** start of SOURCE MATERIAL **

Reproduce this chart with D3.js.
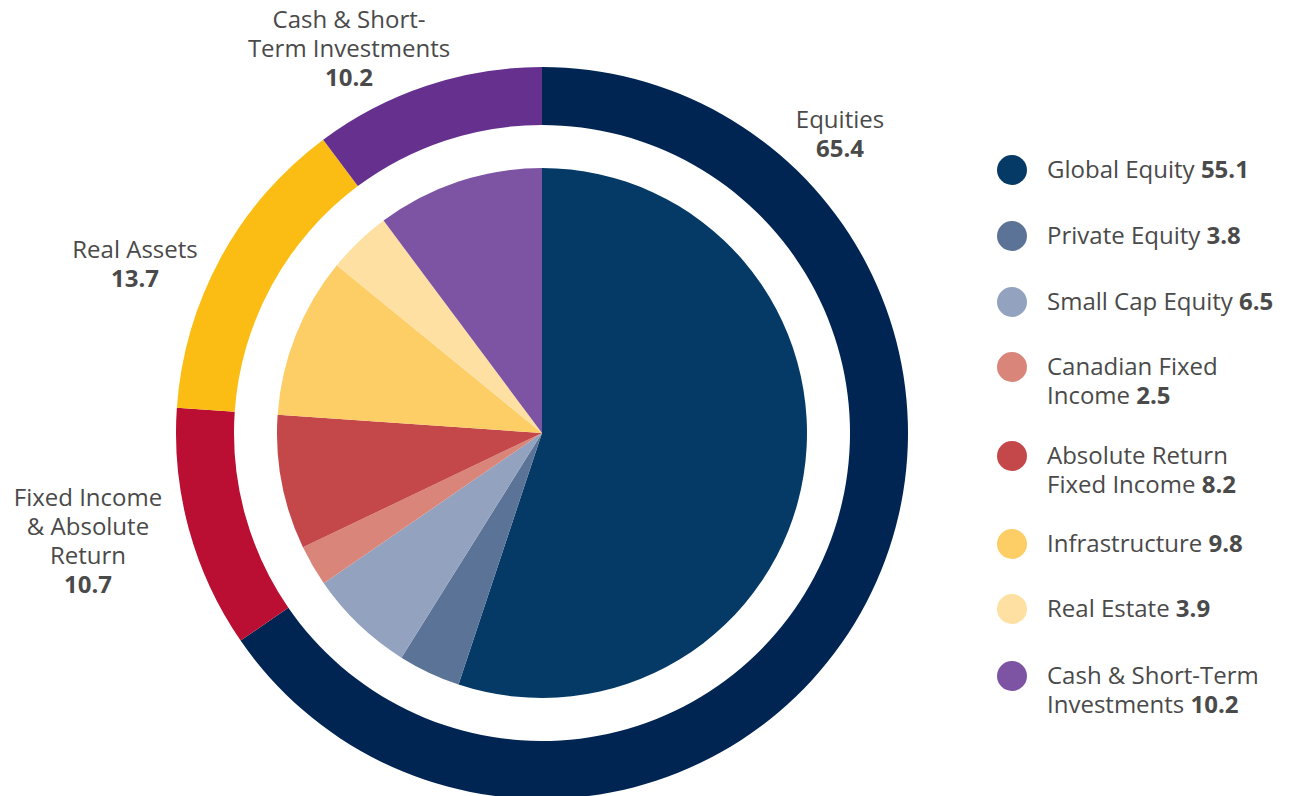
<!DOCTYPE html>
<html><head><meta charset="utf-8">
<script src="https://cdn.jsdelivr.net/npm/d3@7"></script>
<style>
html,body{margin:0;padding:0;background:#fff;}
svg{display:block;font-family:"Open Sans",sans-serif;}
</style></head>
<body><svg id="c" width="1291" height="796"></svg>
<script>
// Inner pie (detail)
const innerNames = ["Global Equity","Private Equity","Small Cap Equity","Canadian Fixed Income","Absolute Return Fixed Income","Infrastructure","Real Estate","Cash & Short-Term Investments"];
const innerValues = [55.1,3.8,6.5,2.5,8.2,9.8,3.9,10.2];
const innerColors = ["#063a66","#5b7397","#93a3bf","#d9857a","#c4474a","#fdcd66","#fee0a3","#7d54a3"];
// Outer ring (groups)
const outerNames = ["Equities","Fixed Income & Absolute Return","Real Assets","Cash & Short-Term Investments"];
const outerValues = [65.4,10.7,13.7,10.2];
const outerColors = ["#002553","#ba0e32","#fbbd13","#66308f"];
// Legend label lines (text wrapping)
const legendLines = [["Global Equity"],["Private Equity"],["Small Cap Equity"],["Canadian Fixed","Income"],["Absolute Return","Fixed Income"],["Infrastructure"],["Real Estate"],["Cash & Short-Term","Investments"]];
const outerLabelLines = [["Equities"],["Fixed Income","& Absolute","Return"],["Real Assets"],["Cash & Short-","Term Investments"]];

// layout
const cx = 542, cy = 433;
const outerR = 366, ringInnerR = 308, pieR = 265;
const outerLabelPos = [[840,128],[88,506],[135,258],[349,28]];
const legendX = 1012, legendTextX = 1047;
const legendY = [170,236,302,367,456,544,609,676];
const lineH = 29;
const fs = 24;
const textColor = "#4a4a4a";

const svg = d3.select("#c");
const g = svg.append("g").attr("transform",`translate(${cx},${cy})`);
const pie = d3.pie().sort(null).value(d=>d);

const outerArc = d3.arc().innerRadius(ringInnerR).outerRadius(outerR);
g.selectAll("path.outer").data(pie(outerValues)).join("path")
  .attr("class","outer").attr("d",outerArc).attr("fill",(d,i)=>outerColors[i]);

const innerArc = d3.arc().innerRadius(0).outerRadius(pieR);
g.selectAll("path.inner").data(pie(innerValues)).join("path")
  .attr("class","inner").attr("d",innerArc).attr("fill",(d,i)=>innerColors[i]);

// outer labels
outerLabelLines.forEach((lines,i)=>{
  const [x,y] = outerLabelPos[i];
  const t = svg.append("text").attr("text-anchor","middle").attr("font-size",fs).attr("fill",textColor);
  lines.forEach((ln,j)=>{
    t.append("tspan").attr("x",x).attr("y",y+j*lineH).text(ln);
  });
  t.append("tspan").attr("x",x).attr("y",y+lines.length*lineH).attr("font-weight",700).text(d3.format(".1f")(outerValues[i]));
});

// legend
innerNames.forEach((n,i)=>{
  const y = legendY[i];
  svg.append("circle").attr("cx",legendX).attr("cy",y).attr("r",15).attr("fill",innerColors[i]);
  const t = svg.append("text").attr("font-size",fs).attr("fill",textColor);
  const lines = legendLines[i];
  lines.forEach((ln,j)=>{
    t.append("tspan").attr("x",legendTextX).attr("y",y+8+j*lineH).text(ln);
    if(j===lines.length-1){
      t.append("tspan").attr("font-weight",700).text(" "+d3.format(".1f")(innerValues[i]));
    }
  });
});
</script></body></html>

** end of SOURCE MATERIAL **

OBJECTIVE >> Reproduce the listing word for word and omit its pictures.

EXERCISE SOLUTION >>
Reproduce this chart with D3.js.
<!DOCTYPE html>
<html><head><meta charset="utf-8">
<script src="https://cdn.jsdelivr.net/npm/d3@7"></script>
<style>
html,body{margin:0;padding:0;background:#fff;}
svg{display:block;font-family:"Open Sans",sans-serif;}
</style></head>
<body><svg id="c" width="1291" height="796"></svg>
<script>
// Inner pie (detail)
const innerNames = ["Global Equity","Private Equity","Small Cap Equity","Canadian Fixed Income","Absolute Return Fixed Income","Infrastructure","Real Estate","Cash & Short-Term Investments"];
const innerValues = [55.1,3.8,6.5,2.5,8.2,9.8,3.9,10.2];
const innerColors = ["#063a66","#5b7397","#93a3bf","#d9857a","#c4474a","#fdcd66","#fee0a3","#7d54a3"];
// Outer ring (groups)
const outerNames = ["Equities","Fixed Income & Absolute Return","Real Assets","Cash & Short-Term Investments"];
const outerValues = [65.4,10.7,13.7,10.2];
const outerColors = ["#002553","#ba0e32","#fbbd13","#66308f"];
// Legend label lines (text wrapping)
const legendLines = [["Global Equity"],["Private Equity"],["Small Cap Equity"],["Canadian Fixed","Income"],["Absolute Return","Fixed Income"],["Infrastructure"],["Real Estate"],["Cash & Short-Term","Investments"]];
const outerLabelLines = [["Equities"],["Fixed Income","& Absolute","Return"],["Real Assets"],["Cash & Short-","Term Investments"]];

// layout
const cx = 542, cy = 433;
const outerR = 366, ringInnerR = 308, pieR = 265;
const outerLabelPos = [[840,128],[88,506],[135,258],[349,28]];
const legendX = 1012, legendTextX = 1047;
const legendY = [170,236,302,367,456,544,609,676];
const lineH = 29;
const fs = 24;
const textColor = "#4a4a4a";

const svg = d3.select("#c");
const g = svg.append("g").attr("transform",`translate(${cx},${cy})`);
const pie = d3.pie().sort(null).value(d=>d);

const outerArc = d3.arc().innerRadius(ringInnerR).outerRadius(outerR);
g.selectAll("path.outer").data(pie(outerValues)).join("path")
  .attr("class","outer").attr("d",outerArc).attr("fill",(d,i)=>outerColors[i]);

const innerArc = d3.arc().innerRadius(0).outerRadius(pieR);
g.selectAll("path.inner").data(pie(innerValues)).join("path")
  .attr("class","inner").attr("d",innerArc).attr("fill",(d,i)=>innerColors[i]);

// outer labels
outerLabelLines.forEach((lines,i)=>{
  const [x,y] = outerLabelPos[i];
  const t = svg.append("text").attr("text-anchor","middle").attr("font-size",fs).attr("fill",textColor);
  lines.forEach((ln,j)=>{
    t.append("tspan").attr("x",x).attr("y",y+j*lineH).text(ln);
  });
  t.append("tspan").attr("x",x).attr("y",y+lines.length*lineH).attr("font-weight",700).text(d3.format(".1f")(outerValues[i]));
});

// legend
innerNames.forEach((n,i)=>{
  const y = legendY[i];
  svg.append("circle").attr("cx",legendX).attr("cy",y).attr("r",15).attr("fill",innerColors[i]);
  const t = svg.append("text").attr("font-size",fs).attr("fill",textColor);
  const lines = legendLines[i];
  lines.forEach((ln,j)=>{
    t.append("tspan").attr("x",legendTextX).attr("y",y+8+j*lineH).text(ln);
    if(j===lines.length-1){
      t.append("tspan").attr("font-weight",700).text(" "+d3.format(".1f")(innerValues[i]));
    }
  });
});
</script></body></html>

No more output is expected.